5/20/2007

gratitude

I’ve been having a lot of thoughts lately about gratitude and appreciation. I feel like I have been on a journey trying to figure out who I am and I think the biggest part in figuring this out is facing a lot of truths that can be painful at times. The truth is, for a good portion of my life, I’ve found the easy way out of hard situations. Often times my interactions with other people have been out of fear, hate and anger. I struggle with feelings of guilt for not being a more positive and upbeat person. After taking a deeper look I know that being positive isn’t the easy road. Reacting to life’s twists and turns with anger is so easy and yet so unproductive. Sometimes I think “if I don’t get mad, then it didn’t matter” or “if I don’t react I didn’t make my point”.

I’ve been reading and thinking a lot about the Tao Te Ching lately and the philosophies are bringing me to a more thoughtful existence.
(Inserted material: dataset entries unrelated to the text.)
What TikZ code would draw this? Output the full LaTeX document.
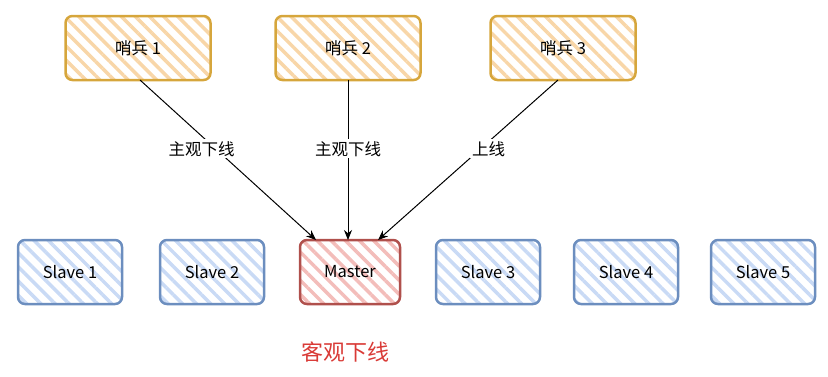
\documentclass[tikz,border=0pt]{standalone}
\usepackage{fontspec}
\setmainfont{Noto Sans CJK SC}
\usetikzlibrary{patterns.meta,arrows.meta}
\definecolor{senB}{HTML}{D6A63C}
\definecolor{senF}{HTML}{F8D6A8}
\definecolor{slvB}{HTML}{6C8EBF}
\definecolor{slvF}{HTML}{C9DAF5}
\definecolor{mstB}{HTML}{B0504C}
\definecolor{mstF}{HTML}{F3BDBA}
\definecolor{redT}{HTML}{D93A36}
\tikzset{
  box/.style={draw, line width=2.5pt, rounded corners=7pt, font=\fontsize{16.5}{20}\selectfont, inner sep=0pt},
  senbox/.style={box, draw=senB, minimum width=145pt, minimum height=64pt,
    pattern={Lines[angle=-45,distance=10pt,line width=3.5pt]}, pattern color=senF},
  slvbox/.style={box, draw=slvB, minimum width=104pt, minimum height=64pt,
    pattern={Lines[angle=-45,distance=10pt,line width=3.5pt]}, pattern color=slvF},
  mstbox/.style={box, draw=mstB, minimum width=100pt, minimum height=64pt,
    pattern={Lines[angle=-45,distance=10pt,line width=3.5pt]}, pattern color=mstF},
  conn/.style={draw=black, line width=1pt, -{Stealth[length=10pt,width=8pt]}},
  lbl/.style={fill=white, inner sep=2pt, font=\fontsize{16.5}{20}\selectfont}
}
\begin{document}
\begin{tikzpicture}[x=1pt,y=-1pt]
\useasboundingbox (0,0) rectangle (828,376);
\node[senbox] (s1) at (138,48) {哨兵 1};
\node[senbox] (s2) at (348,48) {哨兵 2};
\node[senbox] (s3) at (563,48) {哨兵 3};
\node[slvbox] (v1) at (70,272) {Slave 1};
\node[slvbox] (v2) at (212,272) {Slave 2};
\node[mstbox] (m) at (350,272) {Master};
\node[slvbox] (v3) at (488,272) {Slave 3};
\node[slvbox] (v4) at (626,272) {Slave 4};
\node[slvbox] (v5) at (763,272) {Slave 5};
\coordinate (a1) at (140,80);
\coordinate (b1) at (316,240);
\coordinate (a2) at (348,80);
\coordinate (b2) at (348,240);
\coordinate (a3) at (558,80);
\coordinate (b3) at (378,240);
\draw[conn] (a1) -- node[lbl, pos=0.43, xshift=-14pt] {主观下线} (b1);
\draw[conn] (a2) -- node[lbl, pos=0.43] {主观下线} (b2);
\draw[conn] (a3) -- node[lbl, pos=0.43, xshift=8pt] {上线} (b3);
\node[text=redT, font=\fontsize{22}{26}\selectfont] (obj) at (345,352) {客观下线};
\end{tikzpicture}
\end{document}
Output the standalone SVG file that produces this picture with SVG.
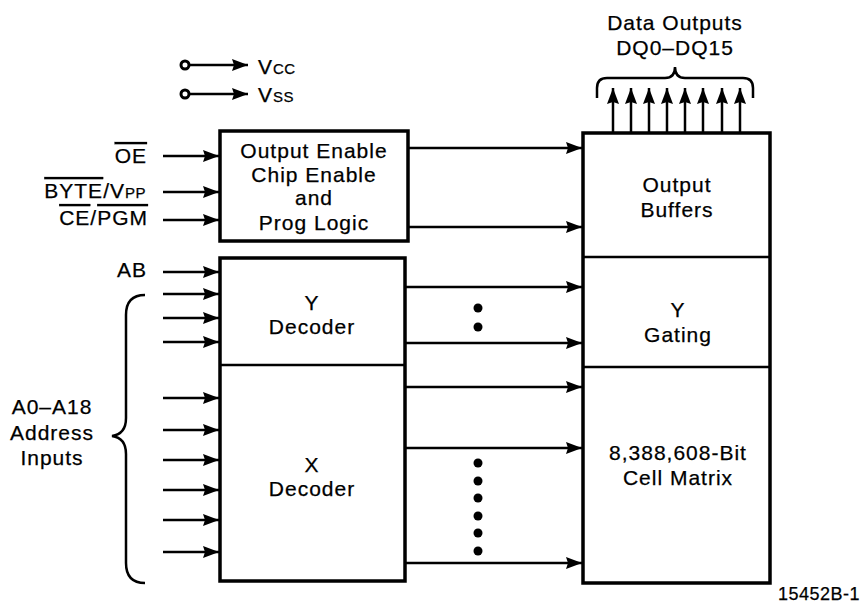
<svg xmlns="http://www.w3.org/2000/svg" width="864" height="606" viewBox="0 0 864 606">
<style>
text{font-family:"Liberation Sans",Arial,sans-serif;font-size:21px;letter-spacing:1px;fill:#000;stroke:#000;stroke-width:0.25}
.c{text-anchor:middle}
.e{text-anchor:end}
.box{fill:#fff;stroke:#000;stroke-width:3.5}
.div{stroke:#000;stroke-width:2.5}
.w{stroke:#000;stroke-width:2.5;fill:none}
.ol{text-decoration:overline}
.sub{font-size:15px;letter-spacing:0.5px}
</style>
<defs>
<marker id="ah" viewBox="0 0 16 12" refX="16" refY="6" markerWidth="16" markerHeight="12" markerUnits="userSpaceOnUse" orient="auto">
<path d="M0,0 L16,6 L0,12 L2,6 z" fill="#000"/>
</marker>
</defs>

<g id="power">
<circle cx="185" cy="65" r="4" fill="#fff" stroke="#000" stroke-width="3"/>
<line x1="189" y1="65" x2="248" y2="65" class="w" marker-end="url(#ah)"/>
<text x="258" y="74">V<tspan class="sub">CC</tspan></text>
<circle cx="185" cy="94" r="4" fill="#fff" stroke="#000" stroke-width="3"/>
<line x1="189" y1="94" x2="248" y2="94" class="w" marker-end="url(#ah)"/>
<text x="258" y="102">V<tspan class="sub">SS</tspan></text>
</g>

<g id="control">
<rect x="220" y="131" width="188" height="110" class="box"/>
<text x="314" y="158" class="c">Output Enable</text>
<text x="314" y="182" class="c">Chip Enable</text>
<text x="314" y="205" class="c">and</text>
<text x="314" y="230" class="c">Prog Logic</text>
</g>

<g id="decoder">
<rect x="220" y="258" width="185" height="323" class="box"/>
<line x1="220" y1="365" x2="405" y2="365" class="div"/>
<text x="312" y="310" class="c">Y</text>
<text x="312" y="334" class="c">Decoder</text>
<text x="312" y="472" class="c">X</text>
<text x="312" y="496" class="c">Decoder</text>
</g>

<g id="memory">
<rect x="583" y="133" width="187" height="450" class="box"/>
<line x1="583" y1="257" x2="770" y2="257" class="div"/>
<line x1="583" y1="367" x2="770" y2="367" class="div"/>
<text x="677" y="192" class="c">Output</text>
<text x="677" y="217" class="c">Buffers</text>
<text x="678" y="317" class="c">Y</text>
<text x="678" y="342" class="c">Gating</text>
<text x="678" y="460" class="c">8,388,608-Bit</text>
<text x="678" y="485" class="c">Cell Matrix</text>
</g>

<g id="labels">
<text x="675" y="30" class="c">Data Outputs</text>
<text x="675" y="55" class="c">DQ0–DQ15</text>
<text x="147" y="163" class="e"><tspan class="ol">OE</tspan></text>
<text x="146" y="198" class="e"><tspan class="ol">BYTE</tspan>/V<tspan class="sub">PP</tspan></text>
<text x="148" y="225" class="e"><tspan class="ol">CE</tspan>/<tspan class="ol">PGM</tspan></text>
<text x="147" y="277" class="e">AB</text>
<text x="52" y="414" class="c">A0–A18</text>
<text x="52" y="440" class="c">Address</text>
<text x="52" y="465" class="c">Inputs</text>
<text x="860" y="600" class="e" style="font-size:18px;letter-spacing:0.5px">15452B-1</text>
</g>

<g id="connectors">
<line x1="163" y1="156" x2="219" y2="156" class="w" marker-end="url(#ah)"/>
<line x1="163" y1="192" x2="219" y2="192" class="w" marker-end="url(#ah)"/>
<line x1="163" y1="220" x2="219" y2="220" class="w" marker-end="url(#ah)"/>
<line x1="163" y1="272" x2="219" y2="272" class="w" marker-end="url(#ah)"/>
<line x1="163" y1="294" x2="219" y2="294" class="w" marker-end="url(#ah)"/>
<line x1="163" y1="318" x2="219" y2="318" class="w" marker-end="url(#ah)"/>
<line x1="163" y1="342" x2="219" y2="342" class="w" marker-end="url(#ah)"/>
<line x1="163" y1="398" x2="219" y2="398" class="w" marker-end="url(#ah)"/>
<line x1="163" y1="430" x2="219" y2="430" class="w" marker-end="url(#ah)"/>
<line x1="163" y1="460" x2="219" y2="460" class="w" marker-end="url(#ah)"/>
<line x1="163" y1="490" x2="219" y2="490" class="w" marker-end="url(#ah)"/>
<line x1="163" y1="520" x2="219" y2="520" class="w" marker-end="url(#ah)"/>
<line x1="163" y1="552" x2="219" y2="552" class="w" marker-end="url(#ah)"/>

<line x1="408" y1="148" x2="582" y2="148" class="w" marker-end="url(#ah)"/>
<line x1="408" y1="227" x2="582" y2="227" class="w" marker-end="url(#ah)"/>
<line x1="405" y1="287" x2="582" y2="287" class="w" marker-end="url(#ah)"/>
<line x1="405" y1="343" x2="582" y2="343" class="w" marker-end="url(#ah)"/>
<line x1="405" y1="387" x2="582" y2="387" class="w" marker-end="url(#ah)"/>
<line x1="405" y1="448" x2="582" y2="448" class="w" marker-end="url(#ah)"/>
<line x1="405" y1="563" x2="582" y2="563" class="w" marker-end="url(#ah)"/>

<line x1="613" y1="133" x2="613" y2="88" class="w" marker-end="url(#ah)"/>
<line x1="631" y1="133" x2="631" y2="88" class="w" marker-end="url(#ah)"/>
<line x1="649" y1="133" x2="649" y2="88" class="w" marker-end="url(#ah)"/>
<line x1="667" y1="133" x2="667" y2="88" class="w" marker-end="url(#ah)"/>
<line x1="685" y1="133" x2="685" y2="88" class="w" marker-end="url(#ah)"/>
<line x1="703" y1="133" x2="703" y2="88" class="w" marker-end="url(#ah)"/>
<line x1="722" y1="133" x2="722" y2="88" class="w" marker-end="url(#ah)"/>
<line x1="740" y1="133" x2="740" y2="88" class="w" marker-end="url(#ah)"/>

<path d="M597,98 L597,88 Q597,78 607,78 L665,78 Q675,78 675,67 Q675,78 685,78 L743,78 Q753,78 753,88 L753,98" class="w"/>
<path d="M145,295 Q126,295 126,315 L126,418 Q126,434 112,436 Q126,438 126,454 L126,563 Q126,583 145,583" class="w"/>

<g fill="#000">
<circle cx="478" cy="308" r="4.5"/>
<circle cx="478" cy="327" r="4.5"/>
<circle cx="478" cy="463" r="4.5"/>
<circle cx="478" cy="481" r="4.5"/>
<circle cx="478" cy="498" r="4.5"/>
<circle cx="478" cy="516" r="4.5"/>
<circle cx="478" cy="533" r="4.5"/>
<circle cx="478" cy="551" r="4.5"/>
</g>
</g>
</svg>
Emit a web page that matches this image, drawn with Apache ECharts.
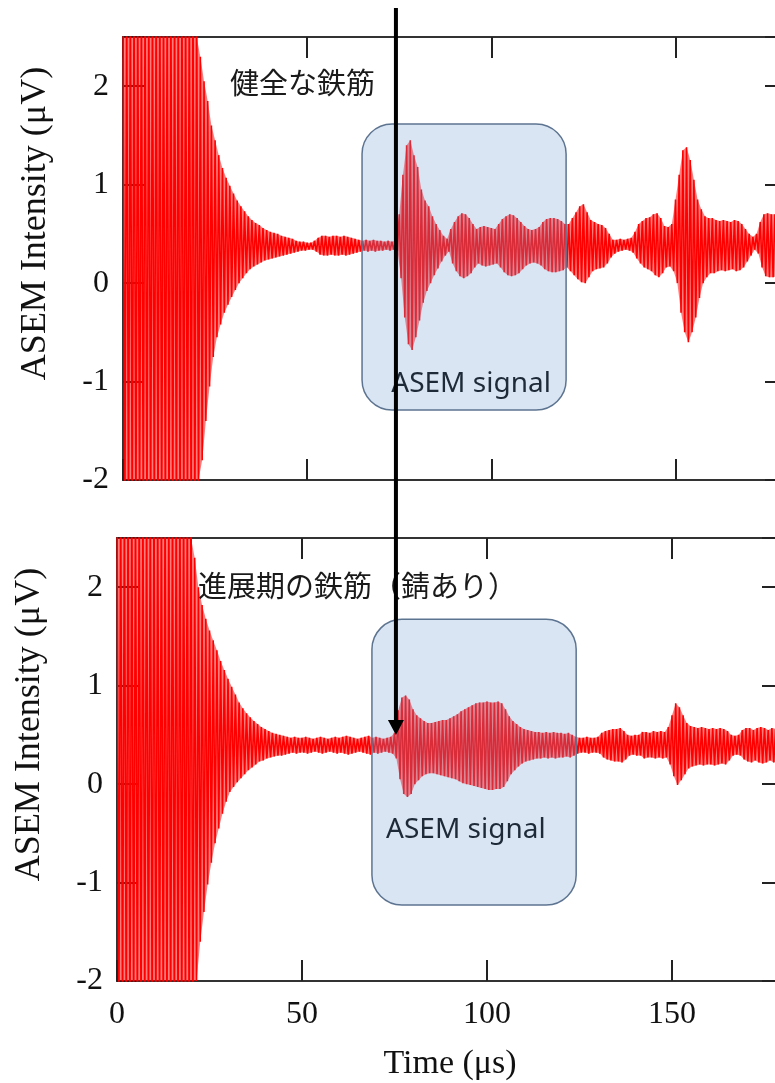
<!DOCTYPE html>
<html><head><meta charset="utf-8">
<script src="https://cdn.jsdelivr.net/npm/echarts@6/dist/echarts.min.js"></script>
<style>html,body{margin:0;padding:0;background:#fff}#c{width:775px;height:1083px}</style>
</head><body><div id="c"></div>
<script>
// ---- data ----
const xTicks = [0, 50, 100, 150];
const yTicks = [-2, -1, 0, 1, 2];
const timeStart = 0, timeStep = 1;   // one envelope bin per microsecond (0..180)

// Upper / lower envelope of the waveform in each 1 µs bin, panel 1 (健全な鉄筋)
const topHi = [
  3,3,3,3,3,3,3,3,3,3,
  3,3,3,3,3,3,3,3,3,3,
  3,2.3,2.05,1.85,1.6,1.45,1.3,1.17,1.07,0.99,
  0.91,0.84,0.78,0.73,0.68,0.64,0.61,0.59,0.56,0.54,
  0.52,0.51,0.5,0.48,0.47,0.46,0.45,0.43,0.42,0.42,
  0.41,0.41,0.43,0.46,0.48,0.48,0.47,0.48,0.48,0.47,
  0.48,0.47,0.46,0.45,0.44,0.43,0.44,0.43,0.44,0.43,
  0.43,0.42,0.43,0.42,0.43,0.7,1.1,1.4,1.45,1.3,
  1.18,0.95,0.84,0.78,0.68,0.6,0.54,0.48,0.45,0.55,
  0.62,0.68,0.71,0.7,0.66,0.6,0.55,0.57,0.58,0.57,
  0.56,0.55,0.6,0.65,0.68,0.7,0.69,0.66,0.62,0.58,
  0.55,0.54,0.55,0.57,0.62,0.65,0.66,0.66,0.65,0.63,
  0.6,0.6,0.66,0.72,0.78,0.8,0.72,0.64,0.62,0.6,
  0.59,0.56,0.5,0.44,0.44,0.45,0.44,0.45,0.46,0.52,
  0.6,0.63,0.66,0.67,0.7,0.71,0.66,0.58,0.57,0.6,
  0.85,1.1,1.35,1.38,1.25,1.05,0.85,0.75,0.68,0.66,
  0.66,0.64,0.63,0.64,0.63,0.62,0.64,0.63,0.6,0.55,
  0.5,0.47,0.5,0.62,0.7,0.71,0.7,0.7,0.68,0.66,
  0.64
];
const topLo = [
  -2.5,-2.5,-2.5,-2.5,-2.5,-2.5,-2.5,-2.5,-2.5,-2.5,
  -2.5,-2.5,-2.5,-2.5,-2.5,-2.5,-2.5,-2.5,-2.5,-2.5,
  -2.2,-1.8,-1.4,-1.05,-0.75,-0.55,-0.42,-0.3,-0.22,-0.14,
  -0.07,0,0.05,0.1,0.14,0.17,0.19,0.21,0.23,0.24,
  0.25,0.26,0.27,0.28,0.29,0.3,0.31,0.32,0.33,0.33,
  0.34,0.34,0.32,0.29,0.28,0.28,0.29,0.28,0.28,0.29,
  0.28,0.29,0.3,0.31,0.32,0.33,0.32,0.33,0.32,0.33,
  0.33,0.34,0.33,0.34,0.33,0.05,-0.35,-0.62,-0.68,-0.55,
  -0.38,-0.2,-0.08,0,0.08,0.15,0.22,0.28,0.32,0.2,
  0.12,0.07,0.05,0.07,0.1,0.16,0.2,0.18,0.17,0.18,
  0.19,0.2,0.16,0.11,0.08,0.07,0.08,0.1,0.14,0.18,
  0.2,0.21,0.2,0.18,0.14,0.12,0.11,0.11,0.12,0.13,
  0.16,0.12,0.08,0.04,0.01,0,0.06,0.12,0.14,0.15,
  0.16,0.2,0.26,0.3,0.32,0.33,0.34,0.33,0.31,0.25,
  0.2,0.16,0.14,0.12,0.08,0.06,0.1,0.16,0.17,0.12,
  0,-0.3,-0.5,-0.6,-0.5,-0.35,-0.15,0,0.06,0.1,
  0.1,0.12,0.13,0.12,0.13,0.14,0.12,0.13,0.16,0.22,
  0.28,0.34,0.3,0.16,0.07,0.06,0.06,0.07,0.08,0.1,
  0.12
];
// Panel 2 (進展期の鉄筋（錆あり）)
const botHi = [
  3,3,3,3,3,3,3,3,3,3,
  3,3,3,3,3,3,3,3,3,3,
  3,2.3,2.0,1.82,1.68,1.56,1.46,1.36,1.25,1.16,
  1.07,0.99,0.91,0.83,0.77,0.72,0.68,0.64,0.61,0.58,
  0.56,0.54,0.52,0.51,0.5,0.49,0.48,0.47,0.48,0.47,
  0.47,0.48,0.47,0.46,0.47,0.48,0.47,0.46,0.47,0.48,
  0.47,0.48,0.49,0.48,0.47,0.46,0.47,0.48,0.49,0.47,
  0.48,0.47,0.46,0.47,0.48,0.52,0.75,0.88,0.9,0.86,
  0.76,0.7,0.67,0.64,0.62,0.62,0.63,0.64,0.65,0.65,
  0.67,0.69,0.71,0.74,0.76,0.78,0.8,0.82,0.83,0.83,
  0.84,0.83,0.83,0.84,0.82,0.76,0.69,0.64,0.61,0.58,
  0.56,0.55,0.54,0.53,0.53,0.52,0.53,0.52,0.53,0.52,
  0.52,0.51,0.52,0.5,0.48,0.47,0.47,0.48,0.47,0.47,
  0.48,0.52,0.54,0.55,0.56,0.56,0.57,0.54,0.5,0.49,
  0.5,0.5,0.53,0.53,0.52,0.54,0.53,0.54,0.53,0.58,
  0.7,0.82,0.78,0.7,0.62,0.59,0.58,0.57,0.58,0.57,
  0.56,0.57,0.56,0.57,0.56,0.54,0.5,0.49,0.5,0.55,
  0.57,0.57,0.55,0.57,0.58,0.57,0.55,0.57,0.56,0.55,
  0.56
];
const botLo = [
  -2.5,-2.5,-2.5,-2.5,-2.5,-2.5,-2.5,-2.5,-2.5,-2.5,
  -2.5,-2.5,-2.5,-2.5,-2.5,-2.5,-2.5,-2.5,-2.5,-2.5,
  -2.5,-2.0,-1.6,-1.3,-1.02,-0.8,-0.6,-0.45,-0.3,-0.18,
  -0.08,-0.03,0.02,0.06,0.1,0.14,0.17,0.2,0.23,0.24,
  0.26,0.27,0.28,0.29,0.29,0.3,0.31,0.32,0.31,0.32,
  0.32,0.31,0.32,0.33,0.32,0.31,0.32,0.33,0.32,0.31,
  0.32,0.31,0.3,0.31,0.32,0.33,0.32,0.31,0.3,0.32,
  0.31,0.32,0.33,0.32,0.31,0.26,0.05,-0.1,-0.13,-0.1,
  0,0.04,0.08,0.1,0.11,0.11,0.1,0.09,0.08,0.07,
  0.06,0.05,0.03,0.01,0,-0.01,-0.02,-0.03,-0.04,-0.05,
  -0.06,-0.06,-0.05,-0.05,-0.03,0.03,0.1,0.14,0.18,0.21,
  0.23,0.24,0.25,0.26,0.26,0.27,0.26,0.27,0.26,0.27,
  0.27,0.28,0.27,0.29,0.31,0.32,0.32,0.31,0.32,0.32,
  0.31,0.27,0.25,0.24,0.23,0.23,0.22,0.25,0.29,0.3,
  0.29,0.29,0.26,0.27,0.27,0.26,0.27,0.26,0.27,0.2,
  0.08,-0.01,0.04,0.1,0.16,0.18,0.19,0.2,0.19,0.2,
  0.2,0.19,0.2,0.21,0.2,0.24,0.29,0.3,0.29,0.25,
  0.23,0.22,0.24,0.22,0.21,0.22,0.24,0.22,0.23,0.24,
  0.23
];

const titleTop = '健全な鉄筋';
const titleBottom = '進展期の鉄筋（錆あり）';
const boxLabel = 'ASEM signal';
const yName = 'ASEM Intensity (μV)';
const xName = 'Time (μs)';

// annotation anchors in data units [time, value]
const topTitleAt = [29.05, 2.03];
const botTitleAt = [21.9, 2.01];
const topBox = {t0: 64.9, t1: 120.3, v0: 1.616, v1: -1.289, labelAt: [94.5, -1.025]};
const botBox = {t0: 68.9, t1: 124.1, v0: 1.674, v1: -1.228, labelAt: [94.3, -0.466]};
const arrowTopAt = [74.1, 2.795];   // top panel units
const arrowTipValue = [75.3, 0.499]; // bottom panel units

// ---- build ----
const Y_MIN = -2, Y_MAX = 2.5;
function envelopeSeries(hi, lo) {
  const out = [];
  for (let i = 0; i < hi.length; i++) {
    const t = timeStart + i * timeStep;
    out.push([t, hi[i]]);
    out.push([t + timeStep / 2, lo[i]]);
  }
  return out;
}
function bandRows(hi, lo) {
  return hi.map((h, i) => [timeStart + i * timeStep, h, lo[i]]);
}
function bandRender(hi, lo) {
  const clampV = v => Math.max(Y_MIN, Math.min(Y_MAX, v));
  return function (params, api) {
    if (params.dataIndex !== 0) return null;
    const up = [], dn = [];
    for (let i = 0; i < hi.length; i++) {
      const t = timeStart + i * timeStep;
      up.push(api.coord([t, clampV(hi[i])]));
      dn.push(api.coord([t + timeStep / 2, clampV(lo[i])]));
    }
    return {type: 'polygon', shape: {points: up.concat(dn.reverse())},
      style: {fill: 'rgba(255,0,0,0.5)'}, silent: true};
  };
}

const serif = 'Liberation Serif';
const tickStyle = {show: true, inside: true, length: 21, lineStyle: {color: '#222', width: 2}};

function xAx(grid, pos, showLabels, name) {
  return {
    type: 'value', gridIndex: grid, position: pos, min: 0, max: 180, interval: 50,
    axisLine: {show: false, onZero: false}, splitLine: {show: false}, axisTick: tickStyle,
    axisLabel: {show: showLabels, margin: 18, fontFamily: serif, fontSize: 32, color: '#111',
      formatter: v => xTicks.includes(v) ? String(v) : ''},
    name: name || '', nameLocation: 'middle', nameGap: 66,
    nameTextStyle: {fontFamily: serif, fontSize: 34, color: '#111'}
  };
}
function yAx(grid, pos, showLabels, name) {
  return {
    type: 'value', gridIndex: grid, position: pos, min: Y_MIN, max: Y_MAX, interval: 1,
    axisLine: {show: false, onZero: false}, splitLine: {show: false}, axisTick: tickStyle,
    axisLabel: {show: showLabels, margin: 14, fontFamily: serif, fontSize: 32, color: '#111',
      formatter: v => yTicks.includes(v) ? String(v) : ''},
    name: name || '', nameLocation: 'middle', nameGap: 69, nameRotate: 90,
    nameTextStyle: {fontFamily: serif, fontSize: 36, color: '#111', padding: [0, 0, 0, 70]}
  };
}

const chart = echarts.init(document.getElementById('c'), null, {renderer: 'canvas'});
const gridStyle = {show: true, borderColor: '#333', borderWidth: 2, backgroundColor: 'transparent',
  containLabel: false, outerBoundsMode: 'none'};
chart.setOption({
  animation: false,
  backgroundColor: '#fff',
  grid: [
    Object.assign({left: 123, top: 37, width: 663, height: 443}, gridStyle),
    Object.assign({left: 117, top: 538, width: 666, height: 443}, gridStyle)
  ],
  xAxis: [xAx(0, 'bottom', false), xAx(0, 'top', false), xAx(1, 'bottom', true, xName), xAx(1, 'top', false)],
  yAxis: [yAx(0, 'left', true, yName), yAx(0, 'right', false), yAx(1, 'left', true, yName), yAx(1, 'right', false)],
  series: [
    {type: 'line', xAxisIndex: 0, yAxisIndex: 0, data: envelopeSeries(topHi, topLo),
      symbol: 'none', lineStyle: {color: '#ff0000', width: 1.6}, clip: true, silent: true, z: 3},
    {type: 'line', xAxisIndex: 2, yAxisIndex: 2, data: envelopeSeries(botHi, botLo),
      symbol: 'none', lineStyle: {color: '#ff0000', width: 1.6}, clip: true, silent: true, z: 3},
    {type: 'custom', xAxisIndex: 0, yAxisIndex: 0, data: bandRows(topHi, topLo), clip: true,
      renderItem: bandRender(topHi, topLo), silent: true, z: 2},
    {type: 'custom', xAxisIndex: 2, yAxisIndex: 2, data: bandRows(botHi, botLo), clip: true,
      renderItem: bandRender(botHi, botLo), silent: true, z: 2}
  ]
});

const px = (s, pt) => chart.convertToPixel({seriesIndex: s}, pt);
function boxGraphics(s, b) {
  const a = px(s, [b.t0, b.v0]), c = px(s, [b.t1, b.v1]), l = px(s, b.labelAt);
  return [
    {type: 'rect', z: 50, shape: {x: a[0], y: a[1], width: c[0] - a[0], height: c[1] - a[1], r: 30},
      style: {fill: 'rgba(120,160,210,0.27)', stroke: '#5d7491', lineWidth: 1.5}},
    {type: 'text', z: 51, style: {text: boxLabel, x: l[0], y: l[1], align: 'center', verticalAlign: 'middle',
      font: '28px "Noto Sans"', fill: '#1e2a38'}}
  ];
}
const t1 = px(0, topTitleAt), t2 = px(1, botTitleAt);
const aTop = px(0, arrowTopAt), aTip = px(1, arrowTipValue);
const ax = aTop[0], headH = 15, headW = 8;
chart.setOption({
  graphic: [
    ...boxGraphics(0, topBox),
    ...boxGraphics(1, botBox),
    {type: 'text', z: 60, style: {text: titleTop, x: t1[0], y: t1[1], align: 'left', verticalAlign: 'middle',
      font: '29px "Noto Sans CJK JP"', fill: '#1a1a1a'}},
    {type: 'text', z: 60, style: {text: titleBottom, x: t2[0], y: t2[1], align: 'left', verticalAlign: 'middle',
      font: '29px "Noto Sans CJK JP"', fill: '#1a1a1a'}},
    {type: 'line', z: 70, shape: {x1: ax, y1: aTop[1], x2: ax, y2: aTip[1] - headH + 1},
      style: {stroke: '#000', lineWidth: 4}},
    {type: 'polygon', z: 70, shape: {points: [[ax - headW, aTip[1] - headH], [ax + headW, aTip[1] - headH], [ax, aTip[1]]]},
      style: {fill: '#000'}}
  ]
});
</script>
</body></html>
I relate this to my issue of over eating- a lot of eastern philosophies believe that being excessive can throw off your health and wellness, it really makes sense to me. I feel like turning to food, anger, and negativity is easy, and ultimately unfulfilling. I think about my life and there really is so much to be grateful for.

I don’t want my biggest struggle to be that I had too much to eat, when there are so many people who have too little. The pain and voids that we feel are choices even if they do not present themselves that way. We teach people how to treat us, and allow others to bring us down. Isn’t it easier to frown instead of smile at people, face problems with anger and resentment, to eat food or watch TV instead of being active? I don’t want to go my whole life always looking for easy solutions, or avoiding situations and opportunities because of fear.

So, today I am grateful for self-awareness.